Gelingt dies, kann die kognitive Dissonanz sinnvoll reduziert werden, ohne sich selbst zu belügen. Stattdessen wird für die Zukunft wirklich etwas gelernt – wovon dann langfristig profitiert werden kann. Um noch ein letztes Mal den Fuchs zu bemühen: Dieser könnte sein eigenes Verhalten anpassen, eine Lösung für das Problem finden oder so lange trainieren, bis er die Trauben erreichen kann.
Leider muss jedoch festgestellt werden, dass der letzte Weg – wenn auch die beste Alternative – die große Ausnahme bleibt. Stattdessen wird gelogen, gerechtfertigt und der eigene Standpunkt verdreht, bis sich die kognitive Dissonanz auflöst.
Das Ganze zeigt sich regelmäßig in Beruf oder Privatleben. Wer sich selbst für einen effektiven und professionellen Mitarbeiter hält, erfährt kognitive Dissonanz, wenn ein Kunde nicht zufrieden ist. Dies könnte genutzt werden, um die eigene Arbeit zu hinterfragen – stattdessen wird aber von einem schwierigen Kunden gesprochen, um eine Rechtfertigung zu finden und sich selbst aus der Affäre zu ziehen.
Die Gefahren, wenn Sie kognitiven Dissonanzen vorbeugen wollen
In einigen Situationen ahnen wir voraus, dass das eigene Selbstbild erschüttert werden könnte. Um kognitive Dissonanzen in einem solchen Fall zu verhindern, werden präventiv bereits Rechtfertigungen oder Ausreden zurechtgelegt, auf die man sich später stützen kann. Dies lässt sich beispielsweise vor wichtigen Prüfungen, Vorträgen oder auch Vorstellungsgesprächen beobachten.

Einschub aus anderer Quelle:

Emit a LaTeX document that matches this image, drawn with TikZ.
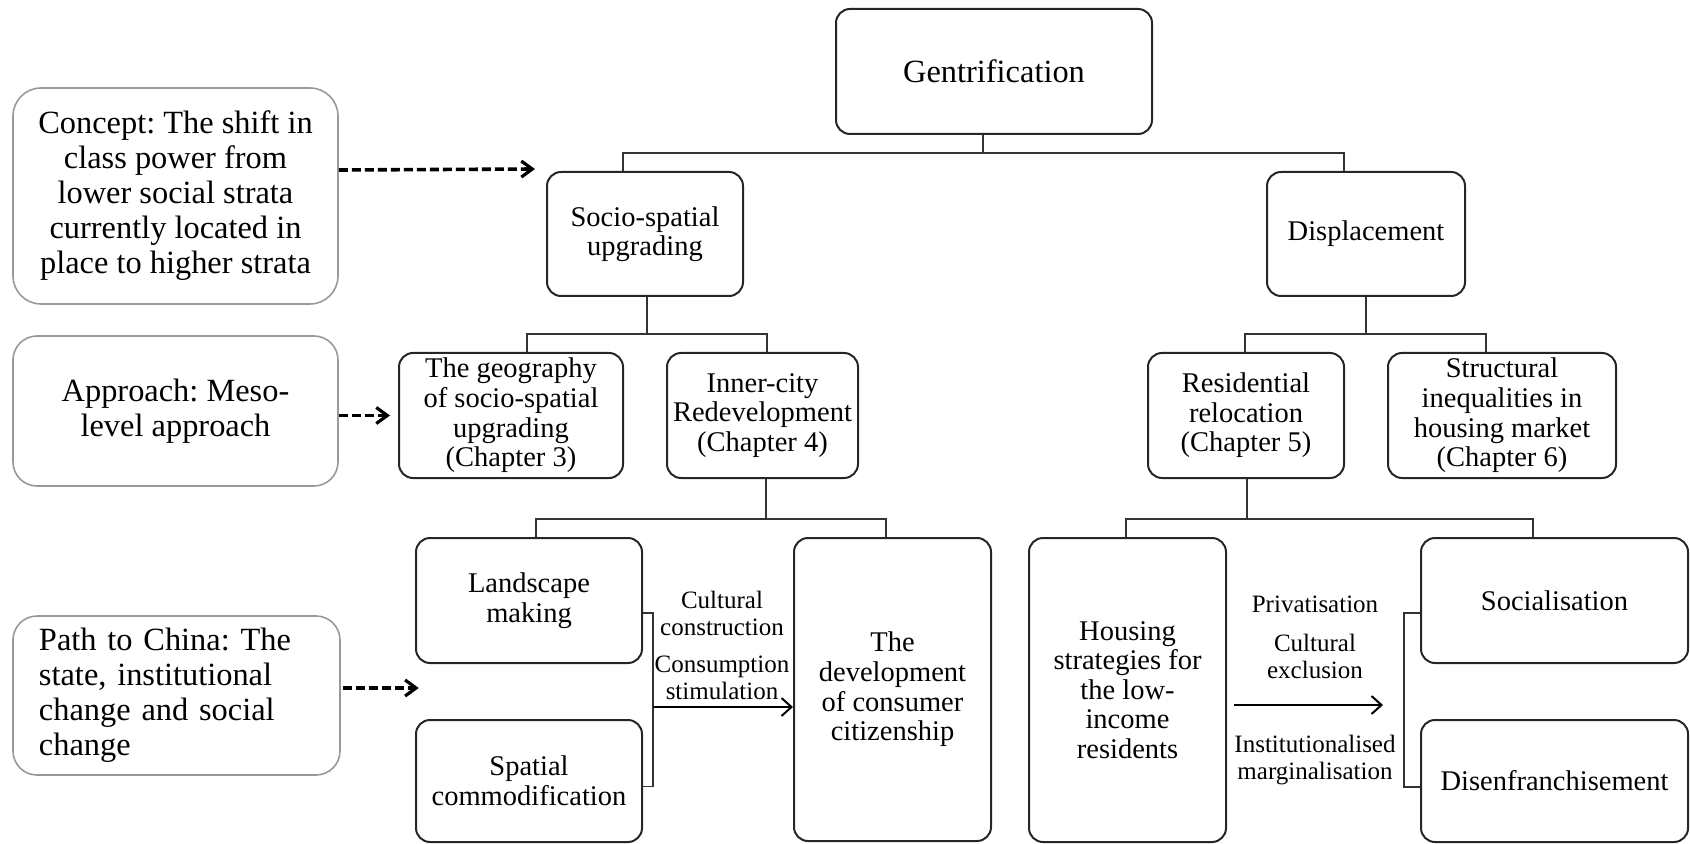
\documentclass[tikz,border=0pt]{standalone}
\usepackage{fontspec}
\setmainfont{Liberation Serif}
\usetikzlibrary{arrows.meta}
\frenchspacing

\begin{document}
\begin{tikzpicture}[x=0.5pt,y=-0.5pt,
    mainbox/.style={draw=black!85,line width=1pt,rounded corners=7pt,align=center,inner sep=0pt,
      font=\fontsize{14.25}{14.8}\selectfont},
    notebox/.style={draw=black!40,line width=0.8pt,rounded corners=14pt,align=center,inner sep=0pt,
      font=\fontsize{16.2}{17.5}\selectfont},
    flowtext/.style={inner sep=0pt,align=center,font=\fontsize{12.5}{13.5}\selectfont},
    link/.style={draw=black!80,line width=0.75pt},
    flow/.style={line width=0.75pt,-{Straight Barb[length=5pt,width=9pt,line width=1pt]}},
    hint/.style={line width=1.8pt,dash pattern=on 4.5pt off 2pt,
      -{Straight Barb[length=5.5pt,width=8pt,line width=1.6pt]}}]
    \useasboundingbox (0,0) rectangle (1690,844);

    % the tree
    \node[mainbox,minimum width=158pt,minimum height=62.5pt,font=\fontsize{16.2}{18}\selectfont]
      (gent) at (994,71.5) {Gentrification};
    \node[mainbox,minimum width=98pt,minimum height=62pt] (socio) at (645,234) {Socio-spatial\\upgrading};
    \node[mainbox,minimum width=99pt,minimum height=62pt] (displ) at (1366,234) {Displacement};

    \node[mainbox,minimum width=112pt,minimum height=62.5pt] (geo) at (511,415.5)
      {The geography\\of socio-spatial\\upgrading\\(Chapter 3)};
    \node[mainbox,minimum width=95.5pt,minimum height=62.5pt] (inner) at (762.5,415.5)
      {Inner-city\\Redevelopment\\(Chapter 4)};
    \node[mainbox,minimum width=98pt,minimum height=62.5pt] (resid) at (1246,415.5)
      {Residential\\relocation\\(Chapter 5)};
    \node[mainbox,minimum width=114pt,minimum height=62.5pt] (struct) at (1502,415.5)
      {Structural\\inequalities in\\housing market\\(Chapter 6)};

    \node[mainbox,minimum width=113pt,minimum height=62.5pt] (landscape) at (529,600.5) {Landscape\\making};
    \node[mainbox,minimum width=113pt,minimum height=61pt] (spatial) at (529,781) {Spatial\\commodification};
    \node[mainbox,minimum width=98.5pt,minimum height=151.5pt] (devel) at (892.5,689.5)
      {The\\development\\of consumer\\citizenship};
    \node[mainbox,minimum width=98.5pt,minimum height=152pt] (housing) at (1127.5,690)
      {Housing\\strategies for\\the low-\\income\\residents};
    \node[mainbox,minimum width=133.5pt,minimum height=62.5pt] (social) at (1554.5,600.5) {Socialisation};
    \node[mainbox,minimum width=133.5pt,minimum height=61pt] (disen) at (1554.5,781) {Disenfranchisement};

    % notes on the left
    \node[notebox,minimum width=162.5pt,minimum height=108pt] (concept) at (175.5,196)
      {Concept: The shift in\\class power from\\lower social strata\\currently located in\\place to higher strata};
    \node[notebox,minimum width=162.5pt,minimum height=75pt,rounded corners=12pt] (approach) at (175.5,411)
      {Approach: Meso-\\level approach};
    \node[notebox,minimum width=163.5pt,minimum height=79.5pt,rounded corners=12pt,
      align=left,text width=137.5pt] (path) at (176.5,695.5)
      {Path to China: The\\state, institutional\\change and social\\change};

    \node[flowtext] (cult) at (722,613) {Cultural\\construction};
    \node[flowtext] (consum) at (722,678) {Consumption\\stimulation};
    \node[flowtext] (priv) at (1315,604) {Privatisation};
    \node[flowtext] (excl) at (1315,656) {Cultural\\exclusion};
    \node[flowtext] (margin) at (1315,760) {Institutionalised\\marginalisation};

    % connectors
    \draw[link] ([xshift=-5.5pt]gent.south) -- ++(0,18) coordinate (gbar) -| ([xshift=-11pt]socio.north);
    \draw[link] (gbar) -| ([xshift=-11pt]displ.north);
    \draw[link] ([xshift=1pt]socio.south) -- ++(0,37) coordinate (sbar) -| ([xshift=8pt]geo.north);
    \draw[link] (sbar) -| ([xshift=2.25pt]inner.north);
    \draw[link] (displ.south) -- ++(0,37) coordinate (dbar) -| ([xshift=-0.5pt]resid.north);
    \draw[link] (dbar) -| ([xshift=-8pt]struct.north);
    \draw[link] ([xshift=1.75pt]inner.south) -- ++(0,40) coordinate (ibar) -| ([xshift=3.5pt]landscape.north);
    \draw[link] (ibar) -| ([xshift=-3.25pt]devel.north);
    \draw[link] ([xshift=0.5pt]resid.south) -- ++(0,40) coordinate (rbar) -| ([xshift=-0.75pt]housing.north);
    \draw[link] (rbar) -| ([xshift=-10.75pt]social.north);

    \draw[link] ([yshift=-6.25pt]landscape.east) -- ++(10,0) coordinate (lbrack) |- ([yshift=-2.75pt]spatial.east);
    \coordinate (lend) at ([yshift=-8.75pt]devel.west);
    \draw[flow] (lbrack |- lend) -- (lend);
    \draw[link] ([yshift=-6.25pt]social.west) -- ++(-16,0) |- ([yshift=-3pt]disen.west);
    \draw[flow] ([xshift=3.5pt,yshift=-7.5pt]housing.east) -- ++(149,0);

    \draw[hint] ([yshift=13pt]concept.east) -- ([xshift=-5.5pt,yshift=1pt]socio.north west);
    \draw[hint] (approach.east |- geo.west) -- ([xshift=-4pt]geo.west);
    \draw[hint] ([xshift=1pt,yshift=3.75pt]path.east) -- ++(76,0);
\end{tikzpicture}
\end{document}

Hier heißt es dann bereits im Vorfeld Ich bin nicht so gut vorbereitet… oder Irgendwie habe ich kein gutes Gefühl, um widersprüchlichen Wahrnehmungen vorzubeugen und gleich eine vorgefertigte Erklärung zu haben, bei der das eigene Selbstbild erhalten bleiben kann. Teilweise entstehen sogar körperliche Symptome, wie Übelkeit, starke Nervosität
Besonders gefährlich wird es, wenn der mögliche Erfolg selbst sabotiert wird, um kognitiver Dissonanz vorzubeugen. Die Selbstsabotage geht soweit, dass unbewusst die eigene Vorbereitung verändert wird, um sich das eigene Scheitern nicht eingestehen zu müssen. Betroffene gehen viel zu spät ins Bett und sind am nächsten Tag übermüdet und unkonzentriert – überwinden die kognitive Dissonanz jedoch, weil Sie das Versagen in der Prüfung oder die Absage im Vorstellungsgespräch mit der vorbereiteten Ausrede rechtfertigen.